Rahema Abdul-Rahman, a key figure in Raila Odinga’s election bid, explains why they’re fighting the announced results.
Kenya’s Supreme Court has upheld the result of the country’s March 4 presidential poll, won by Uhuru Kenyatta sparking protests by the supporters of runner-up Raila Odinga.
The six judges of Kenya’s top court dashed Odinga’s last hopes of victory by unanimously ruling that the March 4 election had been fair and credible and that Kenyatta and his running mate had been “validly elected”.
“The presidential election … was conducted in a free, fair, transparent and credible manner in compliance with the provisions of the constitution and all relevant provisions of the law,” Willy Mutunga, the chief justice, said on Saturday.
Clashes immediately erupted between youths and the police in Kisumu, the biggest town in Odinga’s western region stronghold, leaving at least two people with gunshot wounds, AFP news agency reported.
The protestors were initially dispersed by the police but they then reassembled later in the evening to hurl stones at cars and motorbikes, injuring several people.
The AFP reported that shops were looted and passers-by robbed as sporadic gunshots rang out.
Police in the capital, Nairobi, used tear gas to disperse supporters of Odinga who were protesting in the city centre.
Incidents and tensions were also reported in early evening in slum areas traditionally loyal to Odinga. Nairobi’s police chief said reinforcements had been sent to those parts of town. He spoke of “clashes” but did not elaborate.
The country’s outgoing president had called for calm before Saturday’s decision, which confirmed the victory of Kenya’s richest man Kenyatta, and precluded the possibility of a run-off vote.
Odinga, a former prime minister, and civil society groups had said the March 4 poll was marred by technical problems and widespread rigging.
He accepted the court’s ruling, saying “The court has now spoken.”
“I wish the president-elect, honourable Uhuru Kenyatta, and his team well,” he said.
The announcement of his defeat in the last elections in 2007, when he ran against the now outgoing president Mwai Kibaki, led to Kenya’s worst violence since Independence, with more than 1,100 dead and several hundred thousand forced to flee their homes.
Saturday’s verdict – following a week of hearings – means that Kenyatta will be sworn in as president on April 9, reported Al Jazeera’s Nazanine Moshiri from the Kenyan capital Nairobi.
Kenyatta and his running mate William Ruto both face trial at the International Criminal Court in The Hague for crimes against humanity over their alleged role in planning the 2007-2008 post-election violence. Both deny the charges.
Ruto’s trial is due to begin in late May, and Kenyatta’s in July. Kenyatta has pledged that he will face the charges at The Hague.
Salim Lone, an adviser to Odinga, said that while the prime minister accepted the ruling, he was still concerned that the vote was flawed.

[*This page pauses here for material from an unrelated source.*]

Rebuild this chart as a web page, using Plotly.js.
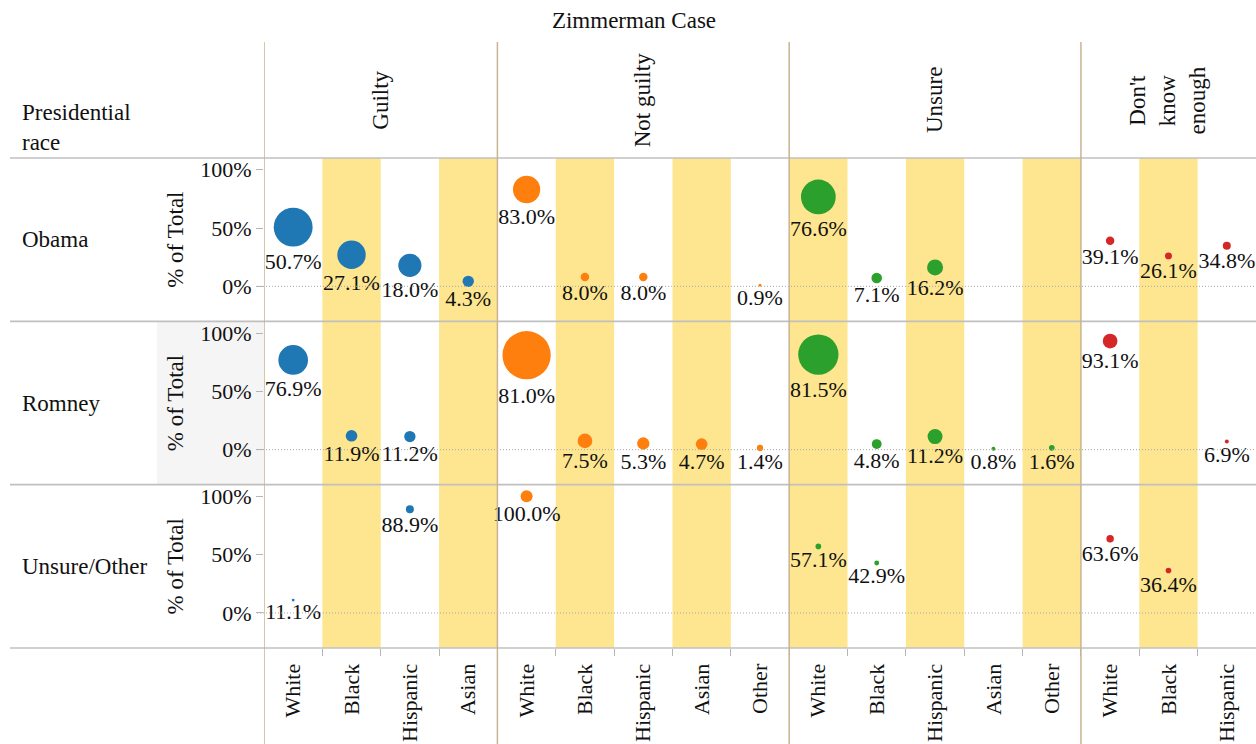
<!DOCTYPE html>
<html>
<head>
<meta charset="utf-8">
<script src="https://cdn.plot.ly/plotly-3.0.1.min.js"></script>
<style>html,body{margin:0;padding:0;background:#fff;}#chart{width:1256px;height:744px;}</style>
</head>
<body>
<div id="chart"></div>
<script>
// ---- data ----
const chartTitle = 'Zimmerman Case';
const races = ['Obama', 'Romney', 'Unsure/Other'];
const verdicts = ['Guilty', 'Not guilty', 'Unsure', "Don't<br>know<br>enough"];
const ethnicities = [
  ['White', 'Black', 'Hispanic', 'Asian'],
  ['White', 'Black', 'Hispanic', 'Asian', 'Other'],
  ['White', 'Black', 'Hispanic', 'Asian', 'Other'],
  ['White', 'Black', 'Hispanic']
];
// % of total (per race x verdict), null = no respondents
const pctObama = [
  [50.7, 27.1, 18.0, 4.3],
  [83.0, 8.0, 8.0, null, 0.9],
  [76.6, 7.1, 16.2, null, null],
  [39.1, 26.1, 34.8]
];
const pctRomney = [
  [76.9, 11.9, 11.2, null],
  [81.0, 7.5, 5.3, 4.7, 1.4],
  [81.5, 4.8, 11.2, 0.8, 1.6],
  [93.1, null, 6.9]
];
const pctUnsureOther = [
  [11.1, null, 88.9, null],
  [100.0, null, null, null, null],
  [57.1, 42.9, null, null, null],
  [63.6, 36.4, null]
];
// respondent counts (bubble size), estimated
const nObama = [
  [189, 101, 67, 16],
  [93, 9, 9, null, 1],
  [151, 14, 32, null, null],
  [9, 6, 8]
];
const nRomney = [
  [110, 17, 16, null],
  [291, 27, 19, 17, 5],
  [203, 12, 28, 2, 4],
  [27, null, 2]
];
const nUnsureOther = [
  [1, null, 8, null],
  [18, null, null, null, null],
  [4, 3, null, null, null],
  [7, 4, null]
];
const yTickVals = [0, 50, 100];
const yTickText = ['0%', '50%', '100%'];

// ---- styles ----
const FONT = 'Liberation Serif';
const colors = ['#1f77b4', '#ff7f0e', '#2ca02c', '#d62728'];
const bandColor = '#fde68f';
const sepColor = '#c8b392';
const rowLineColor = '#c0c0c0';

const pctRows = [pctObama, pctRomney, pctUnsureOther];
const nRows = [nObama, nRomney, nUnsureOther];
const yNames = ['y', 'y2', 'y3'];

// global column positions
const offsets = [];
let acc = 0;
ethnicities.forEach(e => { offsets.push(acc); acc += e.length; });
const nCols = acc;
const tickVals = [], tickText = [];
ethnicities.forEach((e, v) => e.forEach((name, i) => { tickVals.push(offsets[v] + i); tickText.push(name); }));

const traces = [];
for (let r = 0; r < races.length; r++) {
  for (let v = 0; v < verdicts.length; v++) {
    const xs = [], ys = [], ss = [], ts = [];
    ethnicities[v].forEach((name, i) => {
      const p = pctRows[r][v][i];
      if (p === null || p === undefined) return;
      xs.push(offsets[v] + i);
      ys.push(p);
      ss.push(nRows[r][v][i]);
      ts.push(p.toFixed(1) + '%');
    });
    traces.push({
      type: 'scatter', mode: 'markers+text',
      x: xs, y: ys, text: ts,
      xaxis: 'x', yaxis: yNames[r],
      textposition: 'bottom center',
      textfont: {family: FONT, size: 22, color: '#111'},
      marker: {color: colors[v], opacity: 1, size: ss, sizemode: 'area', sizeref: 0.25, line: {width: 0}},
      cliponaxis: false, showlegend: false, hoverinfo: 'skip'
    });
  }
}

const shapes = [];
// alternating bands
for (let i = 1; i < nCols; i += 2) {
  shapes.push({type: 'rect', xref: 'x', yref: 'paper', x0: i - 0.5, x1: i + 0.5, y0: 0, y1: 1,
    fillcolor: bandColor, line: {width: 0}, layer: 'below'});
}
// highlighted axis cell (Romney)
shapes.push({type: 'rect', xref: 'paper', yref: 'paper', x0: -107 / 992, x1: 0, y0: 1 / 3, y1: 2 / 3,
  fillcolor: '#f5f5f5', line: {width: 0}, layer: 'below'});
// zero dotted lines
yNames.forEach(yn => {
  shapes.push({type: 'line', xref: 'paper', yref: yn, x0: -7 / 992, x1: 1, y0: 0, y1: 0,
    line: {color: '#a8a8a8', width: 1, dash: '1px,2px'}});
});
// row separators
[0, 1 / 3, 2 / 3, 1].forEach(y => {
  shapes.push({type: 'line', xref: 'paper', yref: 'paper', x0: -254 / 992, x1: 1, y0: y, y1: y,
    line: {color: rowLineColor, width: 1.6}});
});
// facet separators
[-0.5].concat(offsets.slice(1).map(o => o - 0.5)).forEach(x => {
  shapes.push({type: 'line', xref: 'x', yref: 'paper', x0: x, x1: x, y0: -96 / 490, y1: 1 + 116 / 490,
    line: {color: sepColor, width: 1.5}});
});

const annotations = [];
verdicts.forEach((v, k) => {
  annotations.push({text: v, xref: 'x', yref: 'paper', x: offsets[k] + (ethnicities[k].length - 1) / 2,
    y: 1 + 58 / 490, textangle: -90, showarrow: false, xanchor: 'center', yanchor: 'middle',
    font: {family: FONT, size: 23, color: '#111'}});
});
races.forEach((r, k) => {
  annotations.push({text: r, xref: 'paper', yref: yNames[k] + ' domain', x: -244 / 992, y: 0.5,
    xanchor: 'left', yanchor: 'middle', showarrow: false, font: {family: FONT, size: 23, color: '#111'}});
});
annotations.push({text: 'Presidential<br>race', xref: 'paper', yref: 'paper', x: -244 / 992, y: 1 + 30 / 490,
  xanchor: 'left', yanchor: 'middle', align: 'left', showarrow: false, font: {family: FONT, size: 23, color: '#111'}});

function yAxis(domain) {
  return {domain: domain, anchor: 'x', range: [-30, 110], tickvals: yTickVals, ticktext: yTickText,
    ticks: 'outside', ticklen: 7, tickcolor: '#b5b5b5', showgrid: false, zeroline: false, showline: false,
    tickfont: {family: FONT, size: 22, color: '#111'},
    title: {text: '% of Total', font: {family: FONT, size: 23, color: '#111'}, standoff: 10}, fixedrange: true};
}

const layout = {
  width: 1256, height: 744,
  margin: {l: 264, r: 0, t: 158, b: 96, pad: 0},
  paper_bgcolor: '#fff', plot_bgcolor: 'rgba(0,0,0,0)',
  font: {family: FONT, color: '#111'},
  title: {text: chartTitle, font: {family: FONT, size: 23, color: '#111'}, xref: 'container', yref: 'container',
    x: 634 / 1256, y: 1 - 20 / 744, xanchor: 'center', yanchor: 'middle'},
  xaxis: {anchor: 'y3', range: [-0.5, nCols - 0.5], tickvals: tickVals, ticktext: tickText, tickangle: -90,
    ticks: 'outside', ticklen: 6, tickcolor: 'rgba(0,0,0,0)', showgrid: false, zeroline: false, showline: false,
    tickfont: {family: FONT, size: 22, color: '#111'}, fixedrange: true},
  xaxis2: {overlaying: 'x', anchor: 'y3', side: 'bottom', range: [-0.5, nCols - 0.5],
    tickvals: tickVals.slice(1).map(t => t - 0.5), ticks: 'outside', ticklen: 7, tickcolor: '#b5b5b5',
    showticklabels: false, showgrid: false, zeroline: false, showline: false, fixedrange: true},
  yaxis: yAxis([2 / 3, 1]),
  yaxis2: yAxis([1 / 3, 2 / 3]),
  yaxis3: yAxis([0, 1 / 3]),
  shapes: shapes,
  annotations: annotations,
  showlegend: false
};
// dummy trace to activate xaxis2
traces.push({type: 'scatter', x: [0], y: [null], xaxis: 'x2', yaxis: 'y3', showlegend: false, hoverinfo: 'skip'});

Plotly.newPlot('chart', traces, layout, {displayModeBar: false, staticPlot: true});
</script>
</body>
</html>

“The PM has reaffirmed his conviction that the election was deeply flawed, and that the struggle to bring transparency and accountability to the electoral process would be a central priority in his drive to change the nature of Kenya’s politics,” Lone told Al Jazeera.
Jubilant Kenyatta supporters flooded the streets of Nairobi’s business district, honking horns, blowing the noisy plastic horns known as a vuvuzelas and chanting slogans.
In a televised address to the nation, Kenyatta thanked Odinga for wishing him well.
“I want to assure all Kenyans … that my government will work with and serve all Kenyans without any discrimination whatsoever,” Kenyatta said.
The White House, Britain, France and the European Commission all congratulated Kenyatta on his victory.
The president-elect comfortably beat Odinga in terms of votes won, with 50.07 percent versus 43.28 percent, but only narrowly avoided a run-off after winning just 8,100 votes more than the 50 percent needed to be declared the winner outright.